Is the slowdown spreading to the lone bright spot: the internet economy?
Rising smartphone penetration and the growth of Reliance Jio, which slashed data prices and disrupted the sector over the past few years, led to a phenomenal surge in India’s internet economy over the past few years. According to data from the Telecom Regulatory Authority of India (TRAI), between 2014 and 2018, the number of wireless subscribers doubled to 568 million even as data usage rose a whopping 56-times to 46.4 billion GB over the same period.
This growth has created a large, lucrative internet economy which has seen internet-based firms become a major magnet for capital investments. For instance, in 2018, the e-commerce and internet consumer sector raised $7 billion through private equity and venture funding, according to data from Ernst and Young. Buoyed by such growth, India’s IT ministry estimated last year that India could create up to $1 trillion in economic value through the internet economy.
Yet more recent data and developments point to a plateauing of the internet economy and suggest that the ministry’s projection could be hard to meet.
Growth in broadband subscriptions (accounting for 88% of overall internet subscriptions) grew 84.6% in March 2017 over the year-ago period but has more than halved since then. Even the fund flow into internet companies seem to be drying up. Last month, Alibaba, a major Chinese investor in Indian web-based start-ups such as Paytm and Zomato, announced that it would be pausing all new investments into Indian firms. Digital transactions, which form the backbone of the internet economy, are also showing signs of saturation. According to data from RBI, growth in digital payments has slid over the last few months and is a long way off from growth levels in 2015.
The slowdown in consumption demand is also likely to have taken a toll on the sector.
Yet, the drying up of investments in the sector may have as much to do with the flawed business models of some of the internet-driven start-ups as with the expectations of growth.
It is worth noting that India’s high growth rates on measures of internet access in recent years are partly a reflection of its low base. Globally, India still lags behind major economies in terms of internet penetration. Data from the International Telecommunications Union, the United Nations telecom agency, shows that internet penetration in India is the second-lowest among the G-20 economies with only 34% of Indians using the internet in 2017.
One reason for the low internet penetration is India’s digital divide. Much of rural India is unconnected to the internet. According to the latest TRAI data, in rural India, internet subscribers account for just 25% of the rural population (and one person may have more than one internet connection) compared to a subscriber-to-population ratio of 98 percent in urban areas.
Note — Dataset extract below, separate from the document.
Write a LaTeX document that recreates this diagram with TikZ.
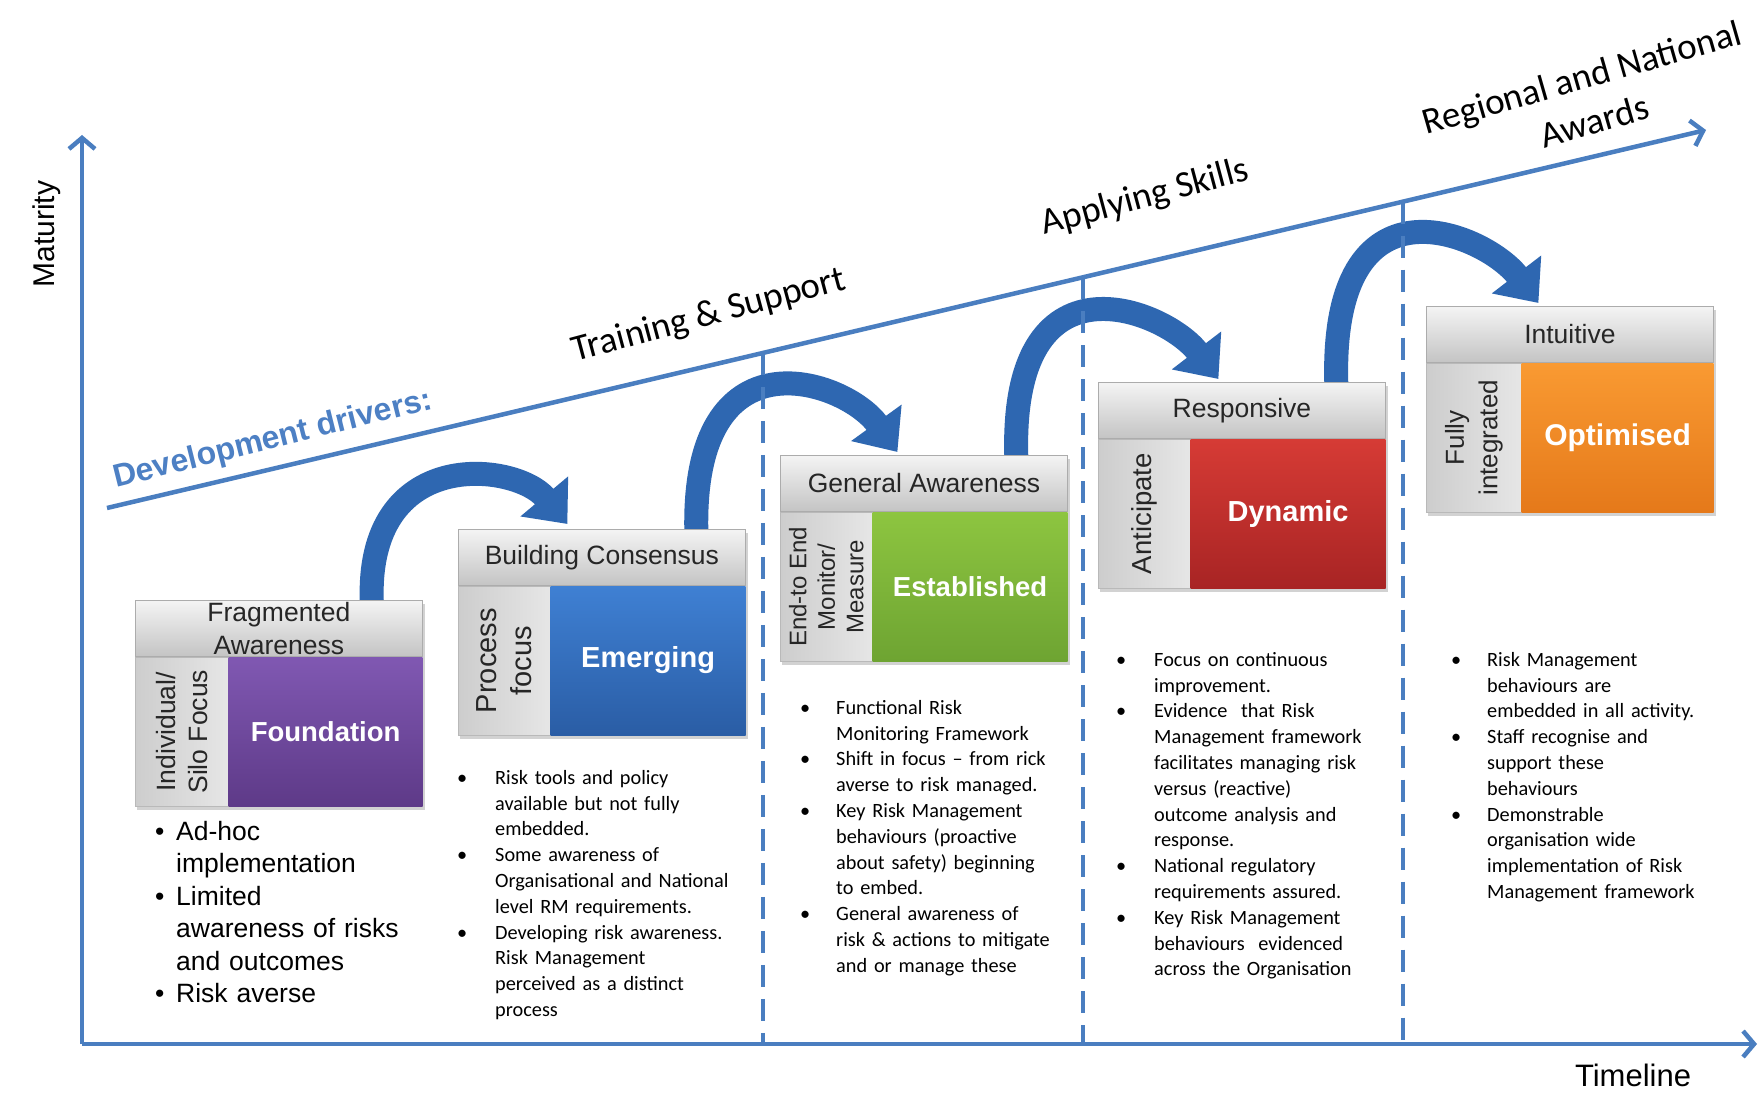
\documentclass[tikz,border=0pt]{standalone}
\usepackage{fontspec}
\setmainfont{Carlito}
\newfontfamily\arialfont{Liberation Sans}
\usetikzlibrary{arrows.meta,calc,shadows}
\pgfdeclarelayer{background}
\pgfsetlayers{background,main}

\definecolor{axisblue}{HTML}{4A7EC0}
\definecolor{jumpblue}{HTML}{2E67B1}
\definecolor{driverblue}{HTML}{4D80C4}
\definecolor{hdrtop}{HTML}{F4F4F4}
\definecolor{hdrbot}{HTML}{C4C4C4}
\definecolor{sideL}{HTML}{CDCDCD}
\definecolor{sideR}{HTML}{E6E6E6}
\definecolor{purpleT}{HTML}{8058B2}
\definecolor{purpleB}{HTML}{5E3A88}
\definecolor{blueT}{HTML}{3F80D3}
\definecolor{blueB}{HTML}{2A5DA5}
\definecolor{greenT}{HTML}{8DC540}
\definecolor{greenB}{HTML}{6EA432}
\definecolor{redT}{HTML}{D63B35}
\definecolor{redB}{HTML}{A82424}
\definecolor{orangeT}{HTML}{F99A32}
\definecolor{orangeB}{HTML}{E5791A}

% one bullet point with a hanging indent of #1
\newcommand\bul[1]{\hangindent=#1\hangafter=1\noindent\makebox[#1][l]{\textbullet}\ignorespaces}
\newcommand\bodyfont{\fontsize{20.3}{25.8}\selectfont}
\newcommand\listfont{\arialfont\fontsize{26.5}{32.5}\selectfont}

\begin{document}
\begin{tikzpicture}[x=1pt,y=-1pt,
  axis/.style={draw=axisblue, line width=4.5pt, -{Straight Barb[length=11pt,width=26pt]}},
  dashguide/.style={draw=axisblue, line width=4.5pt, dash pattern=on 22pt off 12pt},
  hdr/.style={draw=gray!65, line width=0.8pt, top color=hdrtop, bottom color=hdrbot,
    minimum width=287pt, minimum height=56pt, inner sep=0pt, anchor=north west},
  hdrtxt/.style={inner sep=0pt, align=center, text=black!85,
    font=\arialfont\fontsize{26.5}{33}\selectfont},
  sidep/.style={draw=gray!55, line width=0.8pt, left color=sideL, right color=sideR,
    minimum width=#1, minimum height=149pt, inner sep=0pt, anchor=north west},
  sidetxt/.style={rotate=90, inner sep=0pt, align=center, text=black!85},
  core/.style={minimum width=#1, minimum height=149pt, inner sep=0pt, anchor=north east,
    text=white, font=\arialfont\bfseries\fontsize{29}{34}\selectfont},
  bul/.style={anchor=north west, inner sep=0pt, text width=#1, align=left},
  jump/.style={draw=jumpblue, line width=24pt, -{Triangle[length=36pt,width=60pt]}},
  driver/.style={inner sep=0pt, font=\fontsize{37}{46}\selectfont},
  boxshadow/.style={fill=white, drop shadow={shadow xshift=2pt, shadow yshift=-4pt, opacity=0.35}}
]
\begin{pgfonlayer}{background}
  \fill[white] (0,0) rectangle (1760,1094);
\end{pgfonlayer}
\useasboundingbox (0,0) rectangle (1760,1094);

% axes
\coordinate (org) at (82,1044);
\coordinate (ytop) at (82,135);
\coordinate (xend) at (1757,1044);
\draw[axis] (org) -- (ytop);
\draw[axis] (org) -- (xend);
\node[inner sep=0pt, rotate=90, font=\arialfont\fontsize{30}{34}\selectfont] (mat) at (47,234) {Maturity};
\node[inner sep=0pt, font=\arialfont\fontsize{31}{34}\selectfont] (tline) at (1633,1075) {Timeline};

% development drivers line
\coordinate (dl0) at (107,508);
\coordinate (dl1) at (1706,130);
\draw[axis] (dl0) -- (dl1);
\coordinate (dA) at ($(dl0)!0.4103!(dl1)$);
\coordinate (dB) at ($(dl0)!0.6104!(dl1)$);
\coordinate (dC) at ($(dl0)!0.8105!(dl1)$);
\draw[dashguide] (dA) -- (dA |- org);
\draw[dashguide] (dB) -- (dB |- org);
\draw[dashguide] (dC) -- (dC |- org);

\node[inner sep=0pt, rotate=14, text=driverblue, font=\arialfont\bfseries\fontsize{32}{36}\selectfont] (drv) at (273,440) {Development drivers:};
\node[driver, rotate=15] (d1) at (709,316) {Training \& Support};
\node[driver, rotate=15] (d2) at (1145,198) {Applying Skills};
\node[driver, rotate=16, align=center] (d3) at (1588,99) {Regional and National\\Awards};

% stage 1
\node[hdr] (h1) at (135,600) {};
\node[hdrtxt] (ht1) at (h1.center) {Fragmented\\Awareness};
\node[sidep=93pt] (s1) at (h1.south west) {};
\node[sidetxt, font=\arialfont\fontsize{26.5}{32}\selectfont] (st1) at (s1.center) {Individual/\\Silo Focus};
\node[core=194pt, top color=purpleT, bottom color=purpleB, font=\arialfont\bfseries\fontsize{27.5}{34}\selectfont] (c1) at (h1.south east) {Foundation};

% stage 2
\node[hdr] (h2) at (458,529) {};
\node[hdrtxt] (ht2) at (h2.center) {Building Consensus};
\node[sidep=92pt] (s2) at (h2.south west) {};
\node[sidetxt, font=\arialfont\fontsize{29}{35}\selectfont] (st2) at (s2.center) {Process\\focus};
\node[core=195pt, top color=blueT, bottom color=blueB] (c2) at (h2.south east) {Emerging};

% stage 3
\node[hdr] (h3) at (780,455) {};
\node[hdrtxt] (ht3) at (h3.center) {General Awareness};
\node[sidep=92pt] (s3) at (h3.south west) {};
\node[sidetxt, font=\arialfont\fontsize{24}{28.5}\selectfont] (st3) at (s3.center) {End-to End\\Monitor/\\Measure};
\node[core=195pt, top color=greenT, bottom color=greenB, font=\arialfont\bfseries\fontsize{27.5}{34}\selectfont] (c3) at (h3.south east) {Established};

% stage 4
\node[hdr] (h4) at (1098,382) {};
\node[hdrtxt] (ht4) at (h4.center) {Responsive};
\node[sidep=92pt] (s4) at (h4.south west) {};
\node[sidetxt, font=\arialfont\fontsize{27.5}{33}\selectfont] (st4) at (s4.center) {Anticipate};
\node[core=195pt, top color=redT, bottom color=redB] (c4) at (h4.south east) {Dynamic};

% stage 5
\node[hdr] (h5) at (1426,306) {};
\node[hdrtxt] (ht5) at (h5.center) {Intuitive};
\node[sidep=95pt] (s5) at (h5.south west) {};
\node[sidetxt, font=\arialfont\fontsize{26}{33.5}\selectfont] (st5) at (s5.center) {Fully\\integrated};
\node[core=192pt, top color=orangeT, bottom color=orangeB, font=\arialfont\bfseries\fontsize{30}{34}\selectfont] (c5) at (h5.south east) {Optimised};

% shadows and jump arrows behind the boxes
\begin{pgfonlayer}{background}
  \foreach \i in {1,...,5} {
    \path[boxshadow] (h\i.north west) rectangle (c\i.south east);
  }
  \draw[jump] ($(h1.north)+(93,4)$) .. controls +(-7.5,-159) and +(-52,-62) .. ($(h2.north)+(-34.5,-5)$);
  \draw[jump] ($(h2.north)+(94.5,5)$) .. controls +(-6,-208) and +(-52,-72) .. ($(h3.north)+(-26.5,-3)$);
  \draw[jump] ($(h3.north)+(92.5,5)$) .. controls +(-8,-215) and +(-53,-69) .. ($(h4.north)+(-23.5,-3)$);
  \draw[jump] ($(h4.north)+(94.5,5)$) .. controls +(-8,-222) and +(-53,-69) .. ($(h5.north)+(-31.5,-3)$);
\end{pgfonlayer}

% descriptions
\node[bul=300pt, font=\listfont] (t1) at (155,821) {%
\bul{21pt}Ad-hoc\newline implementation\par
\bul{21pt}Limited\newline awareness of risks\newline and outcomes\par
\bul{21pt}Risk averse\par};

\node[bul=300pt, font=\bodyfont] (t2) at (457,770) {%
\bul{38pt}Risk tools and policy\newline available but not fully\newline embedded.\par
\bul{38pt}Some awareness of\newline Organisational and National\newline level RM requirements.\par
\bul{38pt}Developing risk awareness.\newline Risk Management\newline perceived as a distinct\newline process\par};

\node[bul=300pt, font=\bodyfont] (t3) at (800,700) {%
\bul{36pt}Functional Risk\newline Monitoring Framework\par
\bul{36pt}Shift in focus -- from rick\newline averse to risk managed.\par
\bul{36pt}Key Risk Management\newline behaviours (proactive\newline about safety) beginning\newline to embed.\par
\bul{36pt}General awareness of\newline risk \& actions to mitigate\newline and or manage these\par};

\node[bul=300pt, font=\bodyfont] (t4) at (1116,652) {%
\bul{38pt}Focus on continuous\newline improvement.\par
\bul{38pt}Evidence\ \ that Risk\newline Management framework\newline facilitates managing risk\newline versus (reactive)\newline outcome analysis and\newline response.\par
\bul{38pt}National regulatory\newline requirements assured.\par
\bul{38pt}Key Risk Management\newline behaviours\ \ evidenced\newline across the Organisation\par};

\node[bul=300pt, font=\bodyfont] (t5) at (1451,652) {%
\bul{36pt}Risk Management\newline behaviours are\newline embedded in all activity.\par
\bul{36pt}Staff recognise and\newline support these\newline behaviours\par
\bul{36pt}Demonstrable\newline organisation wide\newline implementation of Risk\newline Management framework\par};
\end{tikzpicture}
\end{document}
Another reason for the low internet penetration lies in the relatively low penetration of smartphones in India. Despite the surge in smartphone penetration in recent years, most of India still does not use a smartphone, according to TRAI.
With a large number of Indians still lacking internet access and basic smartphones, the internet economy’s potential remains large. However, the pace of growth is likely to be less frenetic than earlier. This is not simply because of the base effect or because of the wider slowdown in the economy but also because tariffs may have hit the bottom already.
In the race for market share, triggered by Reliance Jio’s aggresive pricing, telecom operators had slashed data costs, making mobile data in India among the cheapest in the world. If in 2014 a customer paid ₹269 on average for 1GB wireless data, by 2019 this has come down to ₹8. Analysts believe that this business model is not sustainable for telecom firms and expect data costs to rise eventually.
This may mean greater sustainability for the telecom operators but as data costs increase, growth in internet access is likely to be lower than earlier. After the internet economy’s heady growth over the past few years, lower but steadier growth may be the new normal.